§ **Data shown**
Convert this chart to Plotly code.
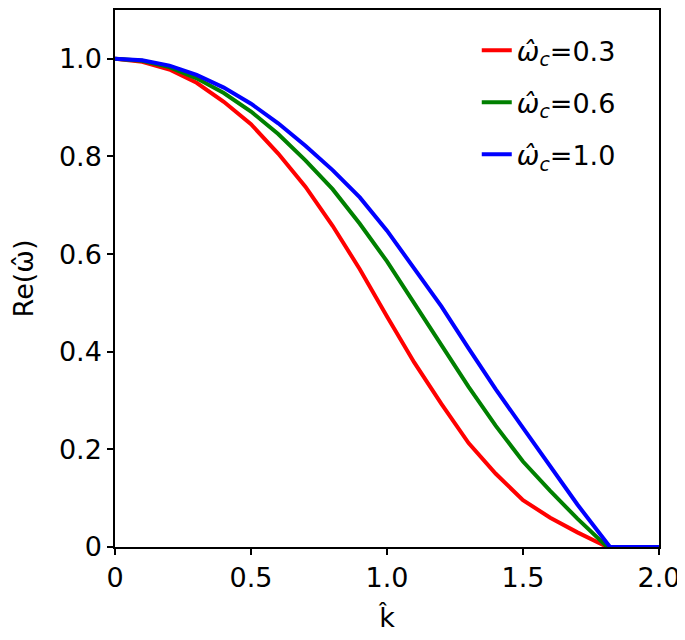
import plotly.graph_objects as go

# k-hat sample points and Re(omega-hat)
k_hat = [0, 0.1, 0.2, 0.3, 0.4, 0.5, 0.6, 0.7, 0.8, 0.9, 1.0, 1.1, 1.2, 1.3, 1.4, 1.5, 1.6, 1.7, 1.81, 2.0]

re_w_03 = [1.000, 0.994, 0.978, 0.951, 0.912, 0.866, 0.806, 0.738, 0.658, 0.569,
           0.472, 0.378, 0.293, 0.213, 0.150, 0.096, 0.060, 0.030, 0.0, 0.0]
re_w_06 = [1.000, 0.996, 0.983, 0.960, 0.930, 0.892, 0.846, 0.792, 0.733, 0.662,
           0.585, 0.500, 0.413, 0.328, 0.248, 0.175, 0.115, 0.058, 0.0, 0.0]

k_hat_10 = [0, 0.1, 0.2, 0.3, 0.4, 0.5, 0.6, 0.7, 0.8, 0.9, 1.0, 1.1, 1.2, 1.3, 1.4, 1.5, 1.6, 1.7, 1.82, 2.0]
re_w_10 = [1.000, 0.997, 0.986, 0.967, 0.941, 0.908, 0.868, 0.822, 0.772, 0.716,
           0.648, 0.572, 0.493, 0.407, 0.323, 0.244, 0.165, 0.087, 0.0, 0.0]

series = [
    ("0.3", k_hat, re_w_03, "#ff0000"),
    ("0.6", k_hat, re_w_06, "#008000"),
    ("1.0", k_hat_10, re_w_10, "#0000ff"),
]

x_ticks = [0, 0.5, 1.0, 1.5, 2.0]
x_ticktext = ["0", "0.5", "1.0", "1.5", "2.0"]
y_ticks = [0, 0.2, 0.4, 0.6, 0.8, 1.0]
y_ticktext = ["0", "0.2", "0.4", "0.6", "0.8", "1.0"]

FS = 27

fig = go.Figure()
for i, (wc, x, y, color) in enumerate(series):
    fig.add_trace(go.Scatter(
        x=x, y=y, mode="lines",
        line=dict(color=color, width=4),
        name="<i>ω̂</i><sub><i>c</i></sub>=" + wc,
        legendgroup="g%d" % i,
    ))

axis_style = dict(
    showline=True, linecolor="black", linewidth=1.5, mirror=True,
    ticks="outside", ticklen=6, tickwidth=1.5, tickcolor="black",
    showgrid=False, zeroline=False,
    tickfont=dict(size=FS, color="black"),
)

# page body has an 8px margin, so the figure is a bit smaller than the window
fig.update_layout(
    width=677, height=632,
    margin=dict(l=107, r=26, t=0, b=93),
    plot_bgcolor="white", paper_bgcolor="white",
    font=dict(family="DejaVu Sans", color="black", size=FS),
    xaxis=dict(range=[0, 2.0], tickvals=x_ticks, ticktext=x_ticktext,
               title=dict(text="k\u0302", font=dict(size=FS), standoff=16), **axis_style),
    yaxis=dict(range=[0, 1.1], tickvals=y_ticks, ticktext=y_ticktext,
               title=dict(text="Re(\u03c9\u0302)", font=dict(size=FS), standoff=18), **axis_style),
    legend=dict(x=0.665, y=0.97, xanchor="left", yanchor="top",
                bgcolor="rgba(0,0,0,0)", font=dict(size=FS),
                tracegroupgap=14),
    showlegend=True,
)

fig.write_html("out.html")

§ **What to produce**
Reproduce the full material exactly, excluding the pictures.

§ **Answer**
Convert this chart to Plotly code.
import plotly.graph_objects as go

# k-hat sample points and Re(omega-hat)
k_hat = [0, 0.1, 0.2, 0.3, 0.4, 0.5, 0.6, 0.7, 0.8, 0.9, 1.0, 1.1, 1.2, 1.3, 1.4, 1.5, 1.6, 1.7, 1.81, 2.0]

re_w_03 = [1.000, 0.994, 0.978, 0.951, 0.912, 0.866, 0.806, 0.738, 0.658, 0.569,
           0.472, 0.378, 0.293, 0.213, 0.150, 0.096, 0.060, 0.030, 0.0, 0.0]
re_w_06 = [1.000, 0.996, 0.983, 0.960, 0.930, 0.892, 0.846, 0.792, 0.733, 0.662,
           0.585, 0.500, 0.413, 0.328, 0.248, 0.175, 0.115, 0.058, 0.0, 0.0]

k_hat_10 = [0, 0.1, 0.2, 0.3, 0.4, 0.5, 0.6, 0.7, 0.8, 0.9, 1.0, 1.1, 1.2, 1.3, 1.4, 1.5, 1.6, 1.7, 1.82, 2.0]
re_w_10 = [1.000, 0.997, 0.986, 0.967, 0.941, 0.908, 0.868, 0.822, 0.772, 0.716,
           0.648, 0.572, 0.493, 0.407, 0.323, 0.244, 0.165, 0.087, 0.0, 0.0]

series = [
    ("0.3", k_hat, re_w_03, "#ff0000"),
    ("0.6", k_hat, re_w_06, "#008000"),
    ("1.0", k_hat_10, re_w_10, "#0000ff"),
]

x_ticks = [0, 0.5, 1.0, 1.5, 2.0]
x_ticktext = ["0", "0.5", "1.0", "1.5", "2.0"]
y_ticks = [0, 0.2, 0.4, 0.6, 0.8, 1.0]
y_ticktext = ["0", "0.2", "0.4", "0.6", "0.8", "1.0"]

FS = 27

fig = go.Figure()
for i, (wc, x, y, color) in enumerate(series):
    fig.add_trace(go.Scatter(
        x=x, y=y, mode="lines",
        line=dict(color=color, width=4),
        name="<i>ω̂</i><sub><i>c</i></sub>=" + wc,
        legendgroup="g%d" % i,
    ))

axis_style = dict(
    showline=True, linecolor="black", linewidth=1.5, mirror=True,
    ticks="outside", ticklen=6, tickwidth=1.5, tickcolor="black",
    showgrid=False, zeroline=False,
    tickfont=dict(size=FS, color="black"),
)

# page body has an 8px margin, so the figure is a bit smaller than the window
fig.update_layout(
    width=677, height=632,
    margin=dict(l=107, r=26, t=0, b=93),
    plot_bgcolor="white", paper_bgcolor="white",
    font=dict(family="DejaVu Sans", color="black", size=FS),
    xaxis=dict(range=[0, 2.0], tickvals=x_ticks, ticktext=x_ticktext,
               title=dict(text="k\u0302", font=dict(size=FS), standoff=16), **axis_style),
    yaxis=dict(range=[0, 1.1], tickvals=y_ticks, ticktext=y_ticktext,
               title=dict(text="Re(\u03c9\u0302)", font=dict(size=FS), standoff=18), **axis_style),
    legend=dict(x=0.665, y=0.97, xanchor="left", yanchor="top",
                bgcolor="rgba(0,0,0,0)", font=dict(size=FS),
                tracegroupgap=14),
    showlegend=True,
)

fig.write_html("out.html")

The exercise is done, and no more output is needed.